**What to produce**
The line containing "return 0.5 *" marks the end: extract everything from the first line of the data through that line, exactly, with no pictures.

**Recorded data**

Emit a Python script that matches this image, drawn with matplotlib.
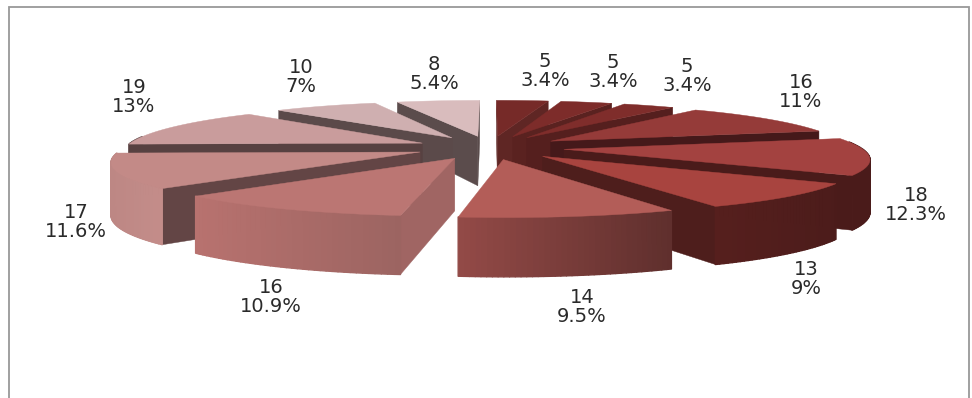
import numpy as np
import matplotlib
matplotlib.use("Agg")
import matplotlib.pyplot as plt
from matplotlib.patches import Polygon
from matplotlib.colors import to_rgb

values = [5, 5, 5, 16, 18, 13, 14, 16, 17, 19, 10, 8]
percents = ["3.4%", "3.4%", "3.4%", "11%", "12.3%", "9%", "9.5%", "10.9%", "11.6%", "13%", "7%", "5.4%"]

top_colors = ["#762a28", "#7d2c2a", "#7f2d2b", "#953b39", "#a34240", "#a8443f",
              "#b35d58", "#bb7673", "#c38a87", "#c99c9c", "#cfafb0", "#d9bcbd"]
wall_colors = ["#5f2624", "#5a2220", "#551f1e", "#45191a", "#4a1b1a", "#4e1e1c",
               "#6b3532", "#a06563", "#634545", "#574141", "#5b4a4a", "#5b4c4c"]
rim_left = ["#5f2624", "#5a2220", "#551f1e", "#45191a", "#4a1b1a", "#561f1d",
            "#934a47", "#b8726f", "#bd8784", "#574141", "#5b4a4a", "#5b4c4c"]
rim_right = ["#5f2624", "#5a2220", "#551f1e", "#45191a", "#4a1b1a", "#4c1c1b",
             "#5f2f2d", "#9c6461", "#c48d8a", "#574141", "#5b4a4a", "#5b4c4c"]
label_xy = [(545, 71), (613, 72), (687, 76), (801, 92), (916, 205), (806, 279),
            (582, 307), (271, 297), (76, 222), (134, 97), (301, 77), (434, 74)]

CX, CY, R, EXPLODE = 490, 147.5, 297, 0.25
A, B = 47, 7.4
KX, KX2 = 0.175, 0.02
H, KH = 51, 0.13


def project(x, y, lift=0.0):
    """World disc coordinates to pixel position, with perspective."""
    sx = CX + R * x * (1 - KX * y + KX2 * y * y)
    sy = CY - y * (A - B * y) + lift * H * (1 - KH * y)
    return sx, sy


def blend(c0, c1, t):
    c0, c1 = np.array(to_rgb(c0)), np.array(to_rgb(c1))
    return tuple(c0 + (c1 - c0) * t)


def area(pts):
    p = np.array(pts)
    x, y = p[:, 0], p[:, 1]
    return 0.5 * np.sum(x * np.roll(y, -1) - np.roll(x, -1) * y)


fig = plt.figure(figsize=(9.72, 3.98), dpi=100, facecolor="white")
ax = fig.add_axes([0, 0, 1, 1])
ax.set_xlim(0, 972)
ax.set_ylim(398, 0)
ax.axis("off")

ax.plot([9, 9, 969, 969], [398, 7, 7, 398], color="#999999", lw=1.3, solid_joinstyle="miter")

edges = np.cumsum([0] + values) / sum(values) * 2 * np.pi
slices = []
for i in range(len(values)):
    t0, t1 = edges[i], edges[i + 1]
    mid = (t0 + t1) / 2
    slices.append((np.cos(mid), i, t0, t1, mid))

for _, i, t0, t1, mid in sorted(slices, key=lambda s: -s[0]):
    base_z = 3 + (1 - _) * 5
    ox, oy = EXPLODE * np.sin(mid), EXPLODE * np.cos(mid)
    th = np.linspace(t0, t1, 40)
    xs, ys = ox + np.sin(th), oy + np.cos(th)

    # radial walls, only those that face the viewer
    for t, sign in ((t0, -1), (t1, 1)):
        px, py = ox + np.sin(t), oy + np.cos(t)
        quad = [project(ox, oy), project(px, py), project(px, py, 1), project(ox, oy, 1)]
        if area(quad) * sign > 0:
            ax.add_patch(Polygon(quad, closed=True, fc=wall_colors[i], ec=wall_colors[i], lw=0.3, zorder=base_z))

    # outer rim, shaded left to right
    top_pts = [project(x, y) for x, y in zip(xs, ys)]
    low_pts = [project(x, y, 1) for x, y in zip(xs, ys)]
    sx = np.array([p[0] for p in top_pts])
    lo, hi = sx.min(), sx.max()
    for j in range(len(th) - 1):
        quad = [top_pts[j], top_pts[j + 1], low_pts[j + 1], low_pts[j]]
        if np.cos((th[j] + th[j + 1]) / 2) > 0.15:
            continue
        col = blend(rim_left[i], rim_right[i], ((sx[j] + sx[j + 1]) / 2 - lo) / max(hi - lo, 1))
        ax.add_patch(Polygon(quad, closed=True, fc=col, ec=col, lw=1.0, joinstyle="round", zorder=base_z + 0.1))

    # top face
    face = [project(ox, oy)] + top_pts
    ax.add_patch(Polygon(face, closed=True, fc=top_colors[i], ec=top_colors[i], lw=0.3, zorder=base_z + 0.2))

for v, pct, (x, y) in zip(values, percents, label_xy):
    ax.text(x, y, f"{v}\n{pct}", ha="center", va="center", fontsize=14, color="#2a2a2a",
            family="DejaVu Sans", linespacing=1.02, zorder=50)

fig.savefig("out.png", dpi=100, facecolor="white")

**The output**
Emit a Python script that matches this image, drawn with matplotlib.
import numpy as np
import matplotlib
matplotlib.use("Agg")
import matplotlib.pyplot as plt
from matplotlib.patches import Polygon
from matplotlib.colors import to_rgb

values = [5, 5, 5, 16, 18, 13, 14, 16, 17, 19, 10, 8]
percents = ["3.4%", "3.4%", "3.4%", "11%", "12.3%", "9%", "9.5%", "10.9%", "11.6%", "13%", "7%", "5.4%"]

top_colors = ["#762a28", "#7d2c2a", "#7f2d2b", "#953b39", "#a34240", "#a8443f",
              "#b35d58", "#bb7673", "#c38a87", "#c99c9c", "#cfafb0", "#d9bcbd"]
wall_colors = ["#5f2624", "#5a2220", "#551f1e", "#45191a", "#4a1b1a", "#4e1e1c",
               "#6b3532", "#a06563", "#634545", "#574141", "#5b4a4a", "#5b4c4c"]
rim_left = ["#5f2624", "#5a2220", "#551f1e", "#45191a", "#4a1b1a", "#561f1d",
            "#934a47", "#b8726f", "#bd8784", "#574141", "#5b4a4a", "#5b4c4c"]
rim_right = ["#5f2624", "#5a2220", "#551f1e", "#45191a", "#4a1b1a", "#4c1c1b",
             "#5f2f2d", "#9c6461", "#c48d8a", "#574141", "#5b4a4a", "#5b4c4c"]
label_xy = [(545, 71), (613, 72), (687, 76), (801, 92), (916, 205), (806, 279),
            (582, 307), (271, 297), (76, 222), (134, 97), (301, 77), (434, 74)]

CX, CY, R, EXPLODE = 490, 147.5, 297, 0.25
A, B = 47, 7.4
KX, KX2 = 0.175, 0.02
H, KH = 51, 0.13


def project(x, y, lift=0.0):
    """World disc coordinates to pixel position, with perspective."""
    sx = CX + R * x * (1 - KX * y + KX2 * y * y)
    sy = CY - y * (A - B * y) + lift * H * (1 - KH * y)
    return sx, sy


def blend(c0, c1, t):
    c0, c1 = np.array(to_rgb(c0)), np.array(to_rgb(c1))
    return tuple(c0 + (c1 - c0) * t)


def area(pts):
    p = np.array(pts)
    x, y = p[:, 0], p[:, 1]
    return 0.5 * np.sum(x * np.roll(y, -1) - np.roll(x, -1) * y)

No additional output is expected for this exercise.